Your homepage isn’t just there to look good. It’s your camp’s digital welcome mat, and the starting point for almost every recruitment, retention, and employment decision.
In just a few seconds, families should understand who your camp is for, what makes it different, and why it might be the right place for their child this summer.
That’s a big job. And an essential one.
Why This Matters
It’s your first impression.
Most prospective families, returning families, staff candidates, and even donors visit your website before ever filling out an inquiry form, booking a tour, or replying to an email.
Your homepage shapes how they feel about your camp long before you speak with them.
It’s where your messaging converges.
Enrollment, marketing, program, and leadership priorities all show up on the homepage. If the story isn’t clear and aligned, families sense it. This can prompt hesitation, confusion, and potentially a bounce from the site.
It’s flexible and testable.
Unlike a printed brochure or viewbook, your homepage can evolve in real time. Small changes to headlines, imagery, or calls to action can impact inquiries, re-enrollment confidence, and tour registrations.
Clarity + Distinction = Enrollment Momentum
We see this constantly: camp homepages filled with phrases like “Building lifelong friendships” or “A summer they’ll never forget.”
These ideas matter, but every camp says them. What makes your camp different?
Families don’t linger to interpret vague language. They skim. If your headlines sound interchangeable with the camp down the road, families will move on in seconds.
Clarity beats cleverness every time.
Be specific about:
Who your camp is designed for
What campers experience day to dayHow your values show up in programming, relationships, and culture
When families clearly understand what makes your camp stand out, they’re far more likely to take the next step, be it requesting information, booking a tour, or hitting “Enroll.”
Try this:
Read only your homepage headlines. Would a first-time camp parent understand your camp’s distinctions? If not, rewrite until the answer is unmistakable. AI can help refine language, but only once your positioning is clear (and you’ve spent the past few weeks and months training it).
Design for Families, Not Insiders
Your homepage isn’t for your board, your senior staff, or your most loyal veteran camp families. It’s for families who are still deciding.
Many camp websites are shaped by internal language and assumptions, including acronyms, traditions, or program names that mean everything to insiders and very little to newcomers.
Your homepage should answer the questions families are already asking:
Will my child feel safe, known, and supported?
What kind of kid thrives here?
Does this camp align with our family’s values and expectations?
Try this:
Ask, “Could someone brand-new to overnight camp or day camp understand this?” If not, simplify and refocus.
Be Intentional About Who You’re Talking To
Most camps serve multiple audiences:
Prospective families
Returning families
Staff candidates
Alumni and donors
The goal isn’t to speak to everyone at once, rather to be intentional.
Strong camp homepages often:
Lead with a clear, family-facing value proposition
Create pathways for different audiences (Enroll, Work at Camp, Visit, Give)

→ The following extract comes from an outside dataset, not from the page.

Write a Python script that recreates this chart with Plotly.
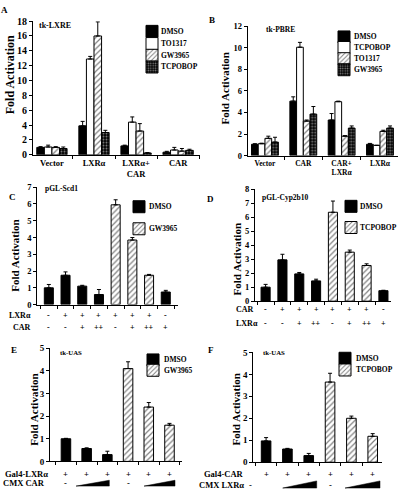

Prioritize prospective and returning families, while still supporting others
Try this:
Decide who your homepage is primarily for right now and tweak your layout, language, and calls to action accordingly. We’re not talking about a redesign. We can revisit this topic in September.
Your Homepage Is Never “Done”
Your homepage is a living part of your enrollment and staff recruitment strategy. As family expectations shift and your camp evolves, your messaging should evolve too.
Start small:
One clearer headline
One stronger call to action
One simplified section that speaks directly to parent concerns
Your homepage tells the story of camp to everyone who lands there. Make sure it’s a story that invites families to stay, explore, and picture their child this coming summer.